Rachel McKay, '19
- Major: Elementary education
- Minor: Spanish studies
- Transferred to Marian University from Saint Louis University
- Education assistant in the EcoLab
- Recipient, 2018 award of excellence from the Summer Youth Program Fund
- Recipient, Transfer Student Scholarship
- Recipient, Diocesan Employee Family Grant
- Pursuing membership in Kappa Delta Pi
- Hometown, Indianapolis, Indiana
As a child, Rachel McKay's passion for nature and the outdoors led her to become a certified Junior Ranger in ten national parks across the U.S.
Now that she's a senior in college, Rachel hasn't lost that passion. In fact, she puts her knowledge and skills to good use as an education assistant in Marian University's Nina Mason Pulliam EcoLab.
Her efforts were recognized with a 2018 Excellence in Summer Service Education Award, a $1,000 award provided courtesy of the Summer Youth Program Fund.
Working in the EcoLab has been fun, says Rachel, whose grandmother and mother attended Marian in the 1950s and 1980s, respectively. Her work has included everything from removing invasive plant species to helping with K-12 educational programming for summer STEM camp students.
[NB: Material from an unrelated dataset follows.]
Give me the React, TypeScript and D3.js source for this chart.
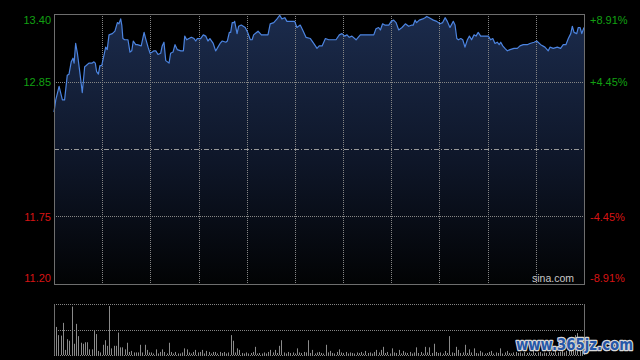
import React from "react";
import * as d3 from "d3";

// ---- data ----
const minutes = [0,0.8,2.3,3.8,4.8,6.0,6.8,7.8,8.6,9.1,9.8,10.6,11.8,12.8,13.9,14.6,15.8,17.3,18.1,18.7,19.3,20.1,20.8,21.6,22.6,23.4,24.1,24.9,26.4,27.6,28.7,29.4,30.2,30.7,31.2,32.0,33.5,34.4,35.2,35.9,37.0,37.7,39.5,40.8,41.5,42.6,43.5,44.5,45.3,46.1,47.1,48.3,49.0,49.8,50.6,52.1,52.8,53.9,54.8,55.8,57.4,58.6,59.2,60.1,61.1,62.2,63.4,64.2,64.9,66.4,67.6,68.7,69.7,70.6,72.1,73.2,73.9,75.2,76.2,77.8,78.5,79.4,80.0,80.7,81.5,
81.8,82.9,83.6,84.8,86.6,87.7,88.9,89.7,90.4,92.4,93.9,95.7,96.9,97.9,99.5,101.0,102.2,103.2,104.5,105.5,109.0,110.0,111.5,112.6,114.1,116.1,117.6,119.1,120.1,121.4,122.9,124.4,126.2,127.7,129.2,130.4,131.6,132.7,133.7,134.9,136.8,138.7,140.2,141.7,143.2,144.8,145.8,147.0,147.8,148.8,149.8,151.6,152.7,153.8,154.9,156.1,157.6,159.1,160.6,162.1,
162.7,163.5,164.2,165.4,167.0,168.0,168.8,169.9,171.8,173.3,174.8,176.0,177.1,178.1,179.3,180.8,181.6,182.4,183.1,184.2,185.1,186.1,187.2,188.1,189.1,190.2,191.1,192.1,193.2,196.7,197.7,198.7,199.7,200.7,201.6,202.3,203.2,204.2,205.3,206.5,208.3,209.8,211.0,212.5,214.3,215.5,217.4,218.6,220.4,222.3,223.8,224.6,226.1,227.9,229.4,230.6,231.8,232.9,234.0,234.7,235.5,236.7,237.4,238.2,239.0,240];

const prices = [12.60,12.70,12.81,12.70,12.70,12.90,12.91,13.01,13.04,13.00,13.16,13.08,12.91,12.76,12.97,12.98,13.00,13.00,13.01,13.00,12.93,12.91,12.98,12.98,13.06,13.13,13.11,13.23,13.24,13.26,13.33,13.32,13.36,13.31,13.20,13.19,13.19,13.09,13.10,13.18,13.15,13.15,13.14,13.25,13.20,13.13,13.08,13.09,13.10,13.10,13.07,13.08,13.14,13.17,13.02,13.00,13.08,13.09,13.15,13.11,13.10,13.10,13.22,13.19,13.20,13.21,13.20,13.18,13.20,13.20,13.23,13.22,13.18,13.20,13.16,13.10,13.12,13.16,13.18,13.17,13.18,13.25,13.25,13.33,13.33,
13.34,13.24,13.30,13.31,13.29,13.25,13.19,13.19,13.23,13.26,13.23,13.23,13.23,13.32,13.33,13.36,13.39,13.36,13.37,13.34,13.34,13.29,13.31,13.27,13.21,13.20,13.16,13.12,13.14,13.14,13.20,13.19,13.19,13.19,13.23,13.24,13.22,13.23,13.21,13.22,13.19,13.23,13.23,13.23,13.23,13.23,13.28,13.29,13.27,13.32,13.31,13.31,13.34,13.35,13.33,13.27,13.29,13.32,13.30,13.31,
13.31,13.35,13.33,13.35,13.36,13.37,13.38,13.37,13.35,13.34,13.32,13.33,13.37,13.34,13.29,13.34,13.31,13.20,13.19,13.20,13.19,13.13,13.19,13.22,13.19,13.23,13.22,13.25,13.22,13.22,13.19,13.20,13.16,13.17,13.15,13.17,13.14,13.12,13.10,13.11,13.12,13.12,13.14,13.15,13.15,13.16,13.17,13.18,13.15,13.13,13.10,13.13,13.12,13.13,13.12,13.15,13.15,13.20,13.24,13.30,13.25,13.24,13.29,13.29,13.24,13.29];

// volume per minute (relative units, panel top = 100)
const volumes = [100,55,39,38,63,10,31,28,95,22,61,37,24,22,25,25,11,11,47,41,8,5,20,29,18,96,13,18,18,44,15,15,11,24,6,8,5,5,5,20,5,20,10,5,5,3,11,3,6,11,6,3,24,6,3,6,3,3,5,13,11,5,3,6,10,5,6,10,3,8,6,3,6,6,3,6,
4,6,3,5,39,28,5,13,10,4,3,5,3,4,6,16,3,4,3,5,3,6,10,5,10,4,18,29,5,3,6,4,5,3,13,5,4,6,5,29,4,10,3,5,6,4,3,20,5,8,4,3,6,11,5,4,6,3,5,4,3,5,4,6,3,8,4,5,3,6,10,5,10,16,4,6,3,13,5,4,10,3,8,5,4,6,3,5,15,4,6,3,16,5,15,4,22,6,4,5,3,8,4,37,5,4,16,10,4,5,20,4,11,5,13,4,3,8,5,3,4,6,8,3,5,4,13,3,5,8,4,3,5,6,4,5,3,6,4,5,3,8,4,5,6,3,5,4,6,5,4,8,5,6,10,5,8,12,15,20,39,43,25,30,46];

const leftLabels = ["13.40", "12.85", "11.75", "11.20"];
const rightLabels = ["+8.91%", "+4.45%", "-4.45%", "-8.91%"];
const labelPrices = [13.40, 12.85, 11.75, 11.20];
const priceMin = 11.20;
const priceMax = 13.40;
const prevClose = 12.30;
const totalMinutes = 240;
const gridDivisions = 11;

export default function App() {
  const left = 54, right = 584, top = 14, bottom = 284;
  const vTop = 304, vBottom = 355;

  const x = d3.scaleLinear().domain([0, totalMinutes]).range([left, right]);
  const y = d3.scaleLinear().domain([priceMin, priceMax]).range([bottom, top]);
  const vy = d3.scaleLinear().domain([0, 100]).range([vBottom, vTop]);

  const pts = d3.zip(minutes, prices) as [number, number][];
  const line = d3.line<[number, number]>().x(d => x(d[0])).y(d => y(d[1]));
  const area = d3.area<[number, number]>().x(d => x(d[0])).y0(bottom).y1(d => y(d[1]));

  const vGrid = d3.range(1, gridDivisions).map(i => Math.round(left + (i * (right - left)) / gridDivisions) + 0.5);
  const dotted = "1,1";
  const gridColor = "#858585";
  const green = "#12a012";
  const red = "#d81414";
  const font = "'Liberation Sans', Arial, sans-serif";

  const labelY = (i: number) => {
    const yy = y(labelPrices[i]);
    if (i === 0) return yy + 10;
    if (i === labelPrices.length - 1) return yy - 2;
    return yy + 4;
  };

  return (
    <div style={{ position: "absolute", left: 0, top: 0 }}>
      <svg width={640} height={360} style={{ display: "block", background: "#000" }}>
        <defs>
          <linearGradient id="fillGrad" gradientUnits="userSpaceOnUse" x1="0" y1={top} x2="0" y2={bottom}>
            <stop offset="0%" stopColor="#1b2b4c" />
            <stop offset="55%" stopColor="#0e1628" />
            <stop offset="100%" stopColor="#020304" />
          </linearGradient>
        </defs>
        <rect x={0} y={0} width={640} height={360} fill="#000" />

        {/* price area */}
        <path d={area(pts) || ""} fill="url(#fillGrad)" />

        {/* grid */}
        {vGrid.map((gx, i) => (
          <line key={"v" + i} x1={gx} x2={gx} y1={top} y2={bottom} stroke={gridColor} strokeDasharray={dotted} />
        ))}
        {[12.85, 11.75].map((p, i) => (
          <line key={"h" + i} x1={left} x2={right} y1={Math.round(y(p)) + 0.5} y2={Math.round(y(p)) + 0.5} stroke={gridColor} strokeDasharray={dotted} />
        ))}
        <line x1={left} x2={right} y1={Math.round(y(prevClose)) + 0.5} y2={Math.round(y(prevClose)) + 0.5} stroke="#9a9a9a" strokeDasharray="5,2,1,2" />

        {/* price line */}
        <path d={line(pts) || ""} fill="none" stroke="#4c84e0" strokeWidth={1.2} strokeLinejoin="round" />

        {/* border */}
        <rect x={left + 0.5} y={top + 0.5} width={right - left} height={bottom - top} fill="none" stroke="#6e6e6e" />

        {/* labels */}
        {leftLabels.map((t, i) => (
          <text key={"l" + i} x={51} y={labelY(i)} textAnchor="end" fontFamily={font} fontSize={11} fill={i < 2 ? green : red}>{t}</text>
        ))}
        {rightLabels.map((t, i) => (
          <text key={"r" + i} x={590} y={labelY(i)} textAnchor="start" fontFamily={font} fontSize={11} fill={i < 2 ? green : red}>{t}</text>
        ))}
        <text x={532} y={282} fontFamily={font} fontSize={10.5} fill="#c8c8c8">sina.com</text>

        {/* volume panel */}
        {[vTop, (vTop + vBottom) / 2, vBottom].map((yy, i) => (
          <line key={"vg" + i} x1={left} x2={right} y1={Math.round(yy) + 0.5} y2={Math.round(yy) + 0.5} stroke={gridColor} strokeDasharray={dotted} />
        ))}
        {volumes.map((v, i) => {
          const bx = Math.round(x(i)) + 0.5;
          return <line key={"b" + i} x1={bx} x2={bx} y1={vBottom} y2={vy(v)} stroke="#8a8a8a" strokeWidth={1} />;
        })}
        <line x1={left + 0.5} x2={left + 0.5} y1={vTop} y2={vBottom} stroke="#6e6e6e" />
        <line x1={right + 0.5} x2={right + 0.5} y1={vTop} y2={vBottom} stroke="#6e6e6e" />

        {/* site watermark */}
        <text x={516} y={350} fontFamily="'DejaVu Sans', sans-serif" fontWeight="bold" fontSize={15} textLength={117} lengthAdjust="spacingAndGlyphs"
          fill="#2657a8" stroke="#d8d8d8" strokeWidth={2.5} paintOrder="stroke" strokeLinejoin="round">www.365jz.com</text>
      </svg>
    </div>
  );
}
"I've dug out and removed dams that beavers have built in the pond, tagged butterflies, helped keep bees, and planted native plants. I've enjoyed teaching others about the nature that I love—and working with the EcoLab staff is phenomenal," McKay explains.
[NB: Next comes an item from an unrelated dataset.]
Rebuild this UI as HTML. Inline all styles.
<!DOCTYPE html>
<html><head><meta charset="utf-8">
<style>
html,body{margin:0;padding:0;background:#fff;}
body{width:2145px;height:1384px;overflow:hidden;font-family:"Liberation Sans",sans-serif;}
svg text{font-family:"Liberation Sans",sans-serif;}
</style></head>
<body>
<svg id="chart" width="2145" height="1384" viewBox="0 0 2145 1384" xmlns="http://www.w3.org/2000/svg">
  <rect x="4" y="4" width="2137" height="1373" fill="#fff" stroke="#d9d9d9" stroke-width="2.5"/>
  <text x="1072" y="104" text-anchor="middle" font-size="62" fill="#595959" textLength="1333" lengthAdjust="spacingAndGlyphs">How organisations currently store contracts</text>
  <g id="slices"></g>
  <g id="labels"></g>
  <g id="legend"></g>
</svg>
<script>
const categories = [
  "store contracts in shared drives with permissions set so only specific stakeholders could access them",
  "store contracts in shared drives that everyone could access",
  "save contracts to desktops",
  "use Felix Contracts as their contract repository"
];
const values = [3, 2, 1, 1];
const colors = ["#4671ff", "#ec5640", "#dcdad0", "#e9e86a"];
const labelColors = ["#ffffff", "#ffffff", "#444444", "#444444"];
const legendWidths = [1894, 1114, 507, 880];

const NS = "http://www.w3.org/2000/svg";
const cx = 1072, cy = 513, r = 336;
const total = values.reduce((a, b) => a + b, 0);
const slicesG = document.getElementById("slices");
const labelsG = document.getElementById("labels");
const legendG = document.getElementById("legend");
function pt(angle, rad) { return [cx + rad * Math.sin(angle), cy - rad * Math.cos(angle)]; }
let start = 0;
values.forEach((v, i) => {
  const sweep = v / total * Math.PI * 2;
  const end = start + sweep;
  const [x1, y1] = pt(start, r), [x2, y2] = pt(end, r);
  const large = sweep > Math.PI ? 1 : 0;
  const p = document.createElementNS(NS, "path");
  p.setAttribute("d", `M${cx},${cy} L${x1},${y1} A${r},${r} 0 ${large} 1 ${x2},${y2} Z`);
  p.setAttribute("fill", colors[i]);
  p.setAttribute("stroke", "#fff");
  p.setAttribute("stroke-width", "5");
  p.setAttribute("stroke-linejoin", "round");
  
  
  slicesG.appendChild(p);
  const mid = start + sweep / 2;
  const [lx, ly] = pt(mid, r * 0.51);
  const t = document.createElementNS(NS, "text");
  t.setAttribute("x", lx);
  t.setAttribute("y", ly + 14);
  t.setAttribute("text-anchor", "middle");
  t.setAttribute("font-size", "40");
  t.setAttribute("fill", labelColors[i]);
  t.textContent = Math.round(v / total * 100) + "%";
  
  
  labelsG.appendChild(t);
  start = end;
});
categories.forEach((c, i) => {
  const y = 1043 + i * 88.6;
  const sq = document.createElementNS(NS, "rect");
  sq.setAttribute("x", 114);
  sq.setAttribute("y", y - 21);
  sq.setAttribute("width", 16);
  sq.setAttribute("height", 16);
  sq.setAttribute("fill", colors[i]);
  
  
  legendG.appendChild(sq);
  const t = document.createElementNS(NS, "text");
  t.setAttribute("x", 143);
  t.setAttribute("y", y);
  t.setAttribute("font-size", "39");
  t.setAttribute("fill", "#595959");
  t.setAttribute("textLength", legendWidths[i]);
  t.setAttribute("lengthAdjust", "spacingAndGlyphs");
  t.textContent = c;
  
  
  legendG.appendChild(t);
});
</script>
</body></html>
But whether she's hiking in Grand Teton National Park or teaching children about the natural habitat in central Indiana, Rachel McKay is a woman on the move.
In fact, she was one of 15 students from Marian's Klipsch Educators College who traveled to South Korea this summer to explore that nation's educational system and culture.
"Traveling to South Korea was a very enlightening experience. I met and talked with faculty and administrators in South Korean schools. I sat in their classrooms and observed their teaching and instructional methods. I learned that South Korea has one of the world's best educational systems. But, on the flip side, they have a very high rate of teen suicide. One of the most important insights I gained was about balance between educational achievement and childhood development. In the United States, we emphasize the importance of education, but children have more time to be creative, have fun, and be children," reports McKay.
She says study abroad opportunities teach college students there is more to the world than their own social systems. "Studying abroad teaches acceptance and understanding of other cultures as well as the opportunity to view one’s own culture with a new perspective."
McKay's current career goal is to teach kindergarten somewhere in Indianapolis, although she isn't ruling out teaching internationally in the future. It's likely she'll also pursue a master's degree in education after a few years.
"I really want to use my Spanish language skills to help students succeed in the classroom and their communities," said the Indianapolis native and Roncalli High School graduate. "I love to work with children and it is an honor to have an opportunity to help shape their lives."
Transferring to Marian University after spending her freshman and sophomore years at Saint Louis University, McKay fit right in as a member of the campus community.
"Marian was on my short list of colleges as a high school student, but I decided to choose an out-of-state school. When I realized I missed Indianapolis and being closer to family, Marian was the only college that I considered."
McKay is excited about starting her student teaching experience this spring, noting she has already completed several semesters of practicum courses and experiences.
"What I've learned so far is that each child is his or her own person with their own reasons for being. Each child has a different story and different needs. It's my job as an educator to learn about their needs and to be a teacher who can meet those needs."
McKay's advice for choosing a college? "I think it's important to go with your gut. Choose the school that's right for you, wherever you are right now. Look for a campus where you'll get a great education AND offers programs that meet your spiritual, emotional, physical, and other needs. If your needs or goals change, then change schools."
Since transferring to Marian, McKay says she has found a community that's always here for her. "Between my friends, classmates, and professors, I've learned when to ask for help, which has made me more academically successful and less stressed than I was at my previous school."